Thank you Mandie. I really just need to know there are people who care left in this world. I am going through something that has been devastating for me and causes me to be suicidal.

I did what I do with my students when they are going through tough stuff. I acknowledged that life sometimes sucks. I reminded him that the passing of time tends to make things easier and that there are people out there who care about him. With each email I sent him, I closed with “Hugs, Mandie.” At our lowest, a hug can make things seem a bit better even when it is an electronic one.
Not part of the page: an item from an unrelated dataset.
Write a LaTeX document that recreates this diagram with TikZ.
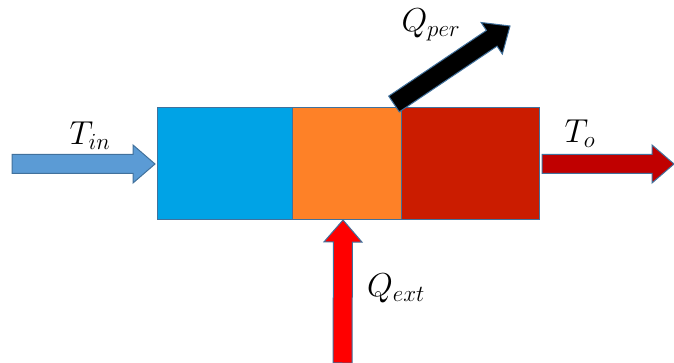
\documentclass[tikz,border=0pt]{standalone}
\usetikzlibrary{calc}
\DeclareMathSizes{24}{24}{18}{14}
\definecolor{edge}{HTML}{41719C}
\definecolor{coldblue}{HTML}{00A3E6}
\definecolor{midorange}{HTML}{FE8127}
\definecolor{hotred}{HTML}{CB1C00}
\definecolor{inblue}{HTML}{5B9BD5}
\definecolor{outred}{HTML}{C00000}
\definecolor{heatred}{HTML}{FF0000}
\tikzset{
  cell/.style={draw=edge, line width=0.75pt, minimum height=84pt,
    inner sep=0pt, outer sep=0pt, anchor=north west},
  flow/.style={draw=edge, line width=0.75pt, line join=miter},
  lbl/.style={font=\fontsize{24}{28}\selectfont, inner sep=0pt},
}
% Block arrow: #1 style, #2 tail point, #3 tip point
\newcommand\blockarrow[3]{%
  \coordinate (ba-h) at ($(#3)!16.5pt!(#2)$);
  \path[#1] ($(#2)!7.125pt!90:(#3)$) -- ($(ba-h)!7.125pt!90:(#3)$)
    -- ($(ba-h)!14.25pt!90:(#3)$) -- (#3)
    -- ($(ba-h)!14.25pt!-90:(#3)$) -- ($(ba-h)!7.125pt!-90:(#3)$)
    -- ($(#2)!7.125pt!-90:(#3)$) -- cycle;
}
\begin{document}
\begin{tikzpicture}[x=0.75pt,y=-0.75pt]
\useasboundingbox (0,0) rectangle (674,363);
% three zones of the tank
\node[cell, fill=coldblue, minimum width=101.25pt] (cold) at (157,108) {};
\node[cell, fill=midorange, minimum width=81.75pt] (mid) at (cold.north east) {};
\node[cell, fill=hotred, minimum width=103.5pt] (hot) at (mid.north east) {};
% arrow end points
\coordinate (inlet) at (12,164);
\coordinate (intip) at ($(cold.west)+(-2,0)$);
\coordinate (outbase) at ($(hot.east)+(3,0)$);
\coordinate (outlet) at ($(hot.east)+(135,0)$);
\coordinate (source) at (342.5,363);
\coordinate (sink) at ($(cold.south west)!0.487!(hot.south east)$);
\coordinate (lossbase) at (394,104);
\coordinate (losstip) at (510,26);
% flows
\blockarrow{flow, fill=inblue}{inlet}{intip}
\blockarrow{flow, fill=outred}{outbase}{outlet}
\blockarrow{flow, fill=heatred}{source}{sink}
\blockarrow{flow, fill=black}{lossbase}{losstip}
% labels
\node[lbl] (tin) at (90,136) {$T_{in}$};
\node[lbl] (tout) at (580,134) {$T_{o}$};
\node[lbl] (qper) at (431,25) {$Q_{per}$};
\node[lbl] (qext) at (396,288) {$Q_{ext}$};
\end{tikzpicture}
\end{document}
We swapped a few more emails throughout the day. I gave him a list of support groups per his request. Before riding, I checked in with him again. Upon my return home tonight, I sent another.
Hi again,
Hoping you have found something to smile about today. Even for a short time.
Hugs,
Mandie

Hey Mandie
You have given me something to smile about.
You have restored my faith in humanity. Thank you.
Big hug

A few more emails were exchanged. Nothing profound. Just a few words to let a stranger know he was worthwhile. All day long as this was transpiring, I thought back to the profound loneliness I went through not so long ago. Most of the time, all it took was to know that someone cared. On the one level, I knew there were people out there who care about me. Lots of them. However, I did not want to bother them with my little problem of feeling alone. I took the time to cry. To grieve the end of my marriage. Each time at the end of the tears, there was someone there for me whether it was a hug from my roommate, a phone call from a family member, or a letter of affirmation on Facebook.

We never know the impact we have on someone’s life. I challenge all of you to take the time to stop for a moment and give a stranger a few minutes of you through a listening ear, a smile, or buying a cup of coffee for someone down on their luck. From that moment comes human connection and a connection to humanity.